== WHAT THE TASK ASKS ==
Repeat each entry word for word. Leave any images out of the copy.

Charts and diagrams as code:
:::
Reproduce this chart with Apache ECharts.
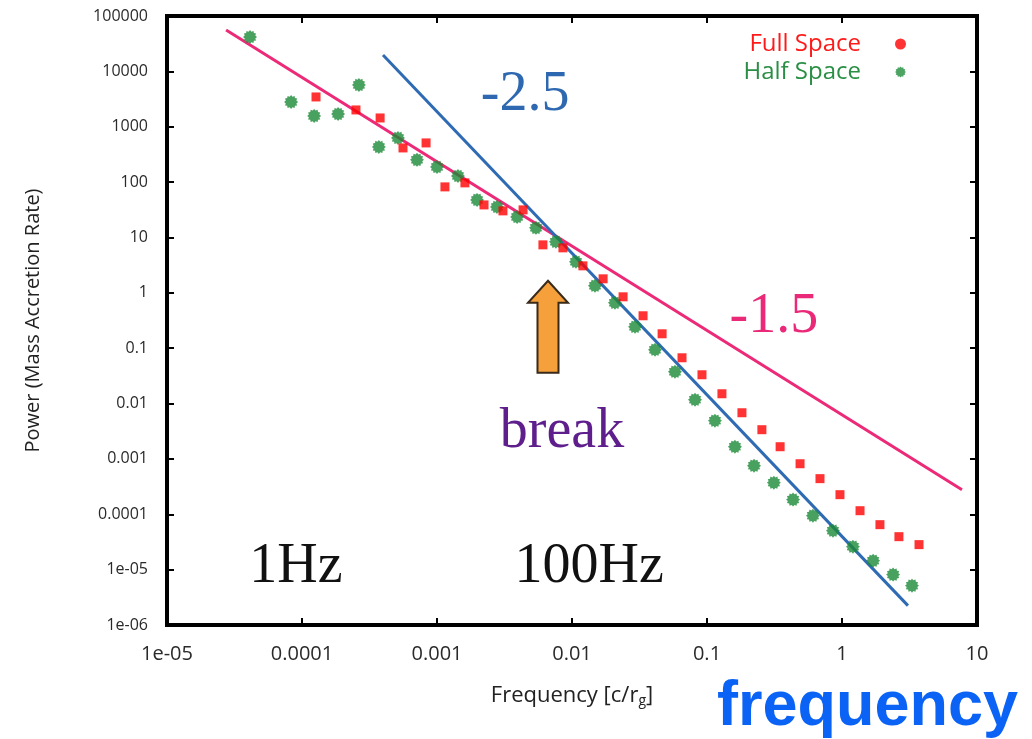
<!DOCTYPE html>
<html><head><meta charset="utf-8">
<script src="https://cdn.jsdelivr.net/npm/echarts@6/dist/echarts.min.js"></script>
<style>html,body{margin:0;padding:0;background:#fff}#c{width:1032px;height:739px}</style>
</head><body><div id="c"></div>
<script>
// ---- data ----
const xTickLabels = ['1e-05','0.0001','0.001','0.01','0.1','1','10'];
const yTickLabels = ['1e-06','1e-05','0.0001','0.001','0.01','0.1','1','10','100','1000','10000','100000'];

const fullFreq = [1.27e-4,2.51e-4,3.79e-4,5.60e-4,8.30e-4,1.145e-3,1.61e-3,2.23e-3,3.08e-3,4.34e-3,6.09e-3,8.57e-3,1.205e-2,1.70e-2,2.39e-2,3.36e-2,4.65e-2,6.53e-2,9.18e-2,0.129,0.1815,0.255,0.348,0.489,0.687,0.966,1.36,1.91,2.64,3.72];
const fullPower = [3450,2010,1440,414,510,81.9,96.8,38.7,30.2,31.5,7.35,6.49,3.07,1.79,0.847,0.385,0.182,0.0671,0.0331,0.01503,6.82e-3,3.37e-3,1.66e-3,8.18e-4,4.40e-4,2.26e-4,1.16e-4,6.49e-5,3.94e-5,2.83e-5];

const halfFreq = [4.12e-5,8.30e-5,1.23e-4,1.85e-4,2.64e-4,3.71e-4,5.14e-4,7.11e-4,1.0e-3,1.43e-3,1.98e-3,2.78e-3,3.92e-3,5.41e-3,7.60e-3,1.07e-2,1.48e-2,2.08e-2,2.93e-2,4.12e-2,5.79e-2,8.15e-2,0.1145,0.161,0.223,0.313,0.434,0.609,0.857,1.205,1.70,2.39,3.30];
const halfPower = [41800,2800,1570,1700,5690,432,628,252,188,129,47.7,35.6,23.5,14.9,8.34,3.63,1.34,0.659,0.243,0.0935,0.0375,0.01172,4.90e-3,1.66e-3,7.53e-4,3.72e-4,1.84e-4,9.44e-5,5.06e-5,2.60e-5,1.45e-5,8.13e-6,5.14e-6];

const fitLowFreq = [2.74e-5, 7.74];     // slope -1.5
const fitLowPower = [55900, 2.78e-4];
const fitHighFreq = [3.98e-4, 3.08];    // slope -2.5
const fitHighPower = [19800, 2.24e-6];

const annotations = [
  {text:'-2.5', x:4.49e-3, y:3750, color:'#2d68b0'},
  {text:'-1.5', x:0.313, y:0.354, color:'#ea2a78'},
  {text:'break', x:8.43e-3, y:2.97e-3, color:'#5e1e8c'},
  {text:'1Hz', x:9.03e-5, y:1.09e-5, color:'#111'},
  {text:'100Hz', x:1.34e-2, y:1.09e-5, color:'#111'}
];
const arrowAt = {x:6.64e-3, tipY:1.65, baseY:0.036};

// ---- chart ----
function starPath(n, rIn){
  let d='';
  for(let i=0;i<2*n;i++){
    const r = i%2===0 ? 1 : rIn;
    const a = Math.PI*i/n;
    const px = (50+50*r*Math.cos(a)).toFixed(2), py=(50+50*r*Math.sin(a)).toFixed(2);
    d += (i===0?'M':'L')+px+' '+py+' ';
  }
  return 'path://'+d+'Z';
}
const star = starPath(12, 0.78);
const chart = echarts.init(document.getElementById('c'));
const pair = (xs, ys) => xs.map((x,i)=>[x, ys[i]]);
const tickStyle = {show:true, inside:true, length:7, lineStyle:{color:'#000', width:2}};
const axisLine = {show:true, lineStyle:{color:'#000', width:4}};
const xBase = {type:'log', logBase:10, min:1e-5, max:10, interval:1, splitLine:{show:false}, axisLine, axisTick:tickStyle};
const yBase = {type:'log', logBase:10, min:1e-6, max:1e5, interval:1, splitLine:{show:false}, axisLine, axisTick:tickStyle};

chart.setOption({
  animation:false,
  backgroundColor:'#fff',
  grid:{left:167, right:55, top:16, bottom:114, show:true, borderColor:'#000', borderWidth:4},
  xAxis:[
    Object.assign({}, xBase, {position:'bottom',
      axisLabel:{margin:19, fontFamily:'Open Sans', fontSize:20, color:'#2a2a2a', formatter:v=>xTickLabels[Math.round(Math.log10(v))+5]},
      name:'{a|Frequency [c/r}{s|g}{a|]}', nameLocation:'middle', nameGap:59,
      nameTextStyle:{rich:{a:{fontFamily:'Open Sans', fontSize:22, color:'#222'}, s:{fontFamily:'Open Sans', fontSize:14, color:'#222', verticalAlign:'bottom', padding:[10,0,0,0]}}}}),
    Object.assign({}, xBase, {position:'top', axisLabel:{show:false}})
  ],
  yAxis:[
    Object.assign({}, yBase, {position:'left',
      axisLabel:{margin:19, fontFamily:'Open Sans', fontSize:16, color:'#2a2a2a', formatter:v=>yTickLabels[Math.round(Math.log10(v))+6]},
      name:'Power (Mass Accretion Rate)', nameLocation:'middle', nameGap:124,
      nameTextStyle:{fontFamily:'Open Sans', fontSize:20, color:'#222'}}),
    Object.assign({}, yBase, {position:'right', axisLabel:{show:false}})
  ],
  legend:{
    orient:'vertical', right:121, top:27, align:'right', itemGap:4, itemWidth:11, itemHeight:11,
    textStyle:{fontFamily:'Open Sans', fontSize:24, padding:[0,29,0,0]},
    data:[
      {name:'Full Space', icon:'circle', itemStyle:{color:'#ff0000'}, textStyle:{color:'#ff1a1a'}},
      {name:'Half Space', icon:star, itemStyle:{color:'#1f8c3b'}, textStyle:{color:'#2a8f45'}}
    ]
  },
  series:[
    {name:'fit -1.5', type:'line', data:pair(fitLowFreq, fitLowPower), symbol:'none', lineStyle:{color:'#ec2a78', width:3}, z:1},
    {name:'fit -2.5', type:'line', data:pair(fitHighFreq, fitHighPower), symbol:'none', lineStyle:{color:'#2f6bb3', width:3}, z:1},
    {name:'Full Space', type:'scatter', data:pair(fullFreq, fullPower), symbol:'rect', symbolSize:9, itemStyle:{color:'#ff0000'}, z:3},
    {name:'Half Space', type:'scatter', data:pair(halfFreq, halfPower), symbol:star, symbolSize:14, itemStyle:{color:'#1a8a36'}, z:2}
  ]
});

function drawAnnotations(){
  const els = [];
  annotations.forEach(a=>{
    const p = chart.convertToPixel({xAxisIndex:0, yAxisIndex:0}, [a.x, a.y]);
    els.push({type:'text', x:p[0], y:p[1], style:{text:a.text, fill:a.color, font:'56px "Liberation Serif"', textAlign:'center', textVerticalAlign:'middle'}, z:10});
  });
  const tip = chart.convertToPixel({xAxisIndex:0, yAxisIndex:0}, [arrowAt.x, arrowAt.tipY]);
  const base = chart.convertToPixel({xAxisIndex:0, yAxisIndex:0}, [arrowAt.x, arrowAt.baseY]);
  const cx = tip[0], ty = tip[1], by = base[1], hy = ty + 22;
  els.push({type:'polygon', shape:{points:[[cx,ty],[cx+20,hy],[cx+10.5,hy],[cx+10.5,by],[cx-10.5,by],[cx-10.5,hy],[cx-20,hy]]},
    style:{fill:'#f5a03a', stroke:'#3a2a1a', lineWidth:2}, z:10});
  els.push({type:'text', right:14, bottom:0, style:{text:'frequency', fill:'#0b63f6', font:'bold 63px "Liberation Sans"'}, z:10});
  chart.setOption({graphic:els});
}
drawAnnotations();
</script></body></html>
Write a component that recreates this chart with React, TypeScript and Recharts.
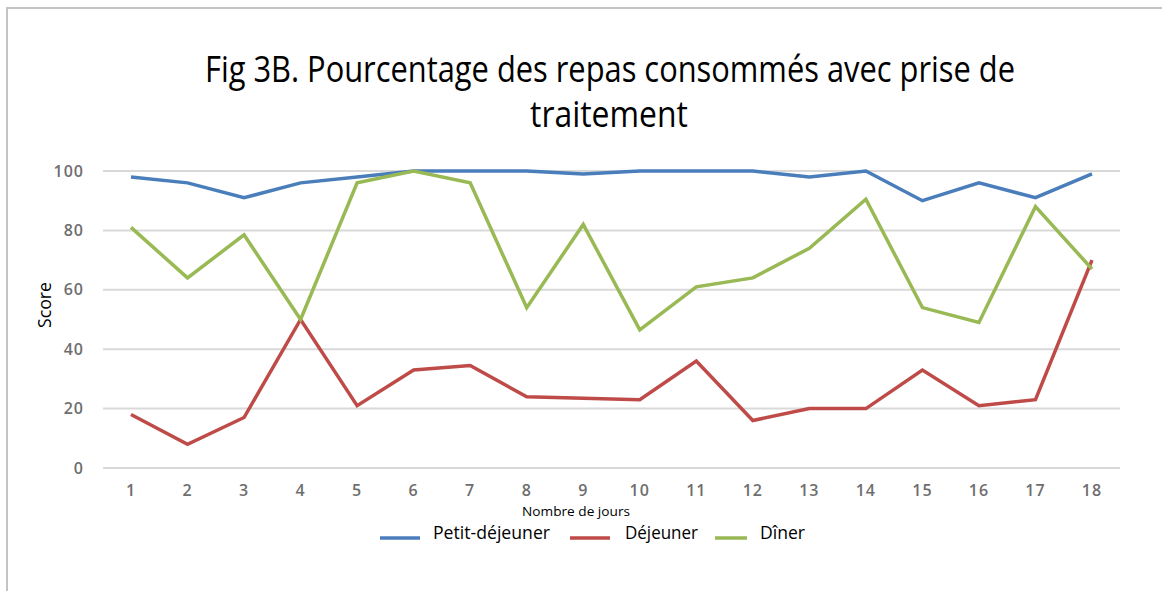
:::
== EXERCISE SOLUTION ==
Reproduce this chart with Apache ECharts.
<!DOCTYPE html>
<html><head><meta charset="utf-8">
<script src="https://cdn.jsdelivr.net/npm/echarts@6/dist/echarts.min.js"></script>
<style>html,body{margin:0;padding:0;background:#fff}#c{width:1032px;height:739px}</style>
</head><body><div id="c"></div>
<script>
// ---- data ----
const xTickLabels = ['1e-05','0.0001','0.001','0.01','0.1','1','10'];
const yTickLabels = ['1e-06','1e-05','0.0001','0.001','0.01','0.1','1','10','100','1000','10000','100000'];

const fullFreq = [1.27e-4,2.51e-4,3.79e-4,5.60e-4,8.30e-4,1.145e-3,1.61e-3,2.23e-3,3.08e-3,4.34e-3,6.09e-3,8.57e-3,1.205e-2,1.70e-2,2.39e-2,3.36e-2,4.65e-2,6.53e-2,9.18e-2,0.129,0.1815,0.255,0.348,0.489,0.687,0.966,1.36,1.91,2.64,3.72];
const fullPower = [3450,2010,1440,414,510,81.9,96.8,38.7,30.2,31.5,7.35,6.49,3.07,1.79,0.847,0.385,0.182,0.0671,0.0331,0.01503,6.82e-3,3.37e-3,1.66e-3,8.18e-4,4.40e-4,2.26e-4,1.16e-4,6.49e-5,3.94e-5,2.83e-5];

const halfFreq = [4.12e-5,8.30e-5,1.23e-4,1.85e-4,2.64e-4,3.71e-4,5.14e-4,7.11e-4,1.0e-3,1.43e-3,1.98e-3,2.78e-3,3.92e-3,5.41e-3,7.60e-3,1.07e-2,1.48e-2,2.08e-2,2.93e-2,4.12e-2,5.79e-2,8.15e-2,0.1145,0.161,0.223,0.313,0.434,0.609,0.857,1.205,1.70,2.39,3.30];
const halfPower = [41800,2800,1570,1700,5690,432,628,252,188,129,47.7,35.6,23.5,14.9,8.34,3.63,1.34,0.659,0.243,0.0935,0.0375,0.01172,4.90e-3,1.66e-3,7.53e-4,3.72e-4,1.84e-4,9.44e-5,5.06e-5,2.60e-5,1.45e-5,8.13e-6,5.14e-6];

const fitLowFreq = [2.74e-5, 7.74];     // slope -1.5
const fitLowPower = [55900, 2.78e-4];
const fitHighFreq = [3.98e-4, 3.08];    // slope -2.5
const fitHighPower = [19800, 2.24e-6];

const annotations = [
  {text:'-2.5', x:4.49e-3, y:3750, color:'#2d68b0'},
  {text:'-1.5', x:0.313, y:0.354, color:'#ea2a78'},
  {text:'break', x:8.43e-3, y:2.97e-3, color:'#5e1e8c'},
  {text:'1Hz', x:9.03e-5, y:1.09e-5, color:'#111'},
  {text:'100Hz', x:1.34e-2, y:1.09e-5, color:'#111'}
];
const arrowAt = {x:6.64e-3, tipY:1.65, baseY:0.036};

// ---- chart ----
function starPath(n, rIn){
  let d='';
  for(let i=0;i<2*n;i++){
    const r = i%2===0 ? 1 : rIn;
    const a = Math.PI*i/n;
    const px = (50+50*r*Math.cos(a)).toFixed(2), py=(50+50*r*Math.sin(a)).toFixed(2);
    d += (i===0?'M':'L')+px+' '+py+' ';
  }
  return 'path://'+d+'Z';
}
const star = starPath(12, 0.78);
const chart = echarts.init(document.getElementById('c'));
const pair = (xs, ys) => xs.map((x,i)=>[x, ys[i]]);
const tickStyle = {show:true, inside:true, length:7, lineStyle:{color:'#000', width:2}};
const axisLine = {show:true, lineStyle:{color:'#000', width:4}};
const xBase = {type:'log', logBase:10, min:1e-5, max:10, interval:1, splitLine:{show:false}, axisLine, axisTick:tickStyle};
const yBase = {type:'log', logBase:10, min:1e-6, max:1e5, interval:1, splitLine:{show:false}, axisLine, axisTick:tickStyle};

chart.setOption({
  animation:false,
  backgroundColor:'#fff',
  grid:{left:167, right:55, top:16, bottom:114, show:true, borderColor:'#000', borderWidth:4},
  xAxis:[
    Object.assign({}, xBase, {position:'bottom',
      axisLabel:{margin:19, fontFamily:'Open Sans', fontSize:20, color:'#2a2a2a', formatter:v=>xTickLabels[Math.round(Math.log10(v))+5]},
      name:'{a|Frequency [c/r}{s|g}{a|]}', nameLocation:'middle', nameGap:59,
      nameTextStyle:{rich:{a:{fontFamily:'Open Sans', fontSize:22, color:'#222'}, s:{fontFamily:'Open Sans', fontSize:14, color:'#222', verticalAlign:'bottom', padding:[10,0,0,0]}}}}),
    Object.assign({}, xBase, {position:'top', axisLabel:{show:false}})
  ],
  yAxis:[
    Object.assign({}, yBase, {position:'left',
      axisLabel:{margin:19, fontFamily:'Open Sans', fontSize:16, color:'#2a2a2a', formatter:v=>yTickLabels[Math.round(Math.log10(v))+6]},
      name:'Power (Mass Accretion Rate)', nameLocation:'middle', nameGap:124,
      nameTextStyle:{fontFamily:'Open Sans', fontSize:20, color:'#222'}}),
    Object.assign({}, yBase, {position:'right', axisLabel:{show:false}})
  ],
  legend:{
    orient:'vertical', right:121, top:27, align:'right', itemGap:4, itemWidth:11, itemHeight:11,
    textStyle:{fontFamily:'Open Sans', fontSize:24, padding:[0,29,0,0]},
    data:[
      {name:'Full Space', icon:'circle', itemStyle:{color:'#ff0000'}, textStyle:{color:'#ff1a1a'}},
      {name:'Half Space', icon:star, itemStyle:{color:'#1f8c3b'}, textStyle:{color:'#2a8f45'}}
    ]
  },
  series:[
    {name:'fit -1.5', type:'line', data:pair(fitLowFreq, fitLowPower), symbol:'none', lineStyle:{color:'#ec2a78', width:3}, z:1},
    {name:'fit -2.5', type:'line', data:pair(fitHighFreq, fitHighPower), symbol:'none', lineStyle:{color:'#2f6bb3', width:3}, z:1},
    {name:'Full Space', type:'scatter', data:pair(fullFreq, fullPower), symbol:'rect', symbolSize:9, itemStyle:{color:'#ff0000'}, z:3},
    {name:'Half Space', type:'scatter', data:pair(halfFreq, halfPower), symbol:star, symbolSize:14, itemStyle:{color:'#1a8a36'}, z:2}
  ]
});

function drawAnnotations(){
  const els = [];
  annotations.forEach(a=>{
    const p = chart.convertToPixel({xAxisIndex:0, yAxisIndex:0}, [a.x, a.y]);
    els.push({type:'text', x:p[0], y:p[1], style:{text:a.text, fill:a.color, font:'56px "Liberation Serif"', textAlign:'center', textVerticalAlign:'middle'}, z:10});
  });
  const tip = chart.convertToPixel({xAxisIndex:0, yAxisIndex:0}, [arrowAt.x, arrowAt.tipY]);
  const base = chart.convertToPixel({xAxisIndex:0, yAxisIndex:0}, [arrowAt.x, arrowAt.baseY]);
  const cx = tip[0], ty = tip[1], by = base[1], hy = ty + 22;
  els.push({type:'polygon', shape:{points:[[cx,ty],[cx+20,hy],[cx+10.5,hy],[cx+10.5,by],[cx-10.5,by],[cx-10.5,hy],[cx-20,hy]]},
    style:{fill:'#f5a03a', stroke:'#3a2a1a', lineWidth:2}, z:10});
  els.push({type:'text', right:14, bottom:0, style:{text:'frequency', fill:'#0b63f6', font:'bold 63px "Liberation Sans"'}, z:10});
  chart.setOption({graphic:els});
}
drawAnnotations();
</script></body></html>
Write a component that recreates this chart with React, TypeScript and Recharts.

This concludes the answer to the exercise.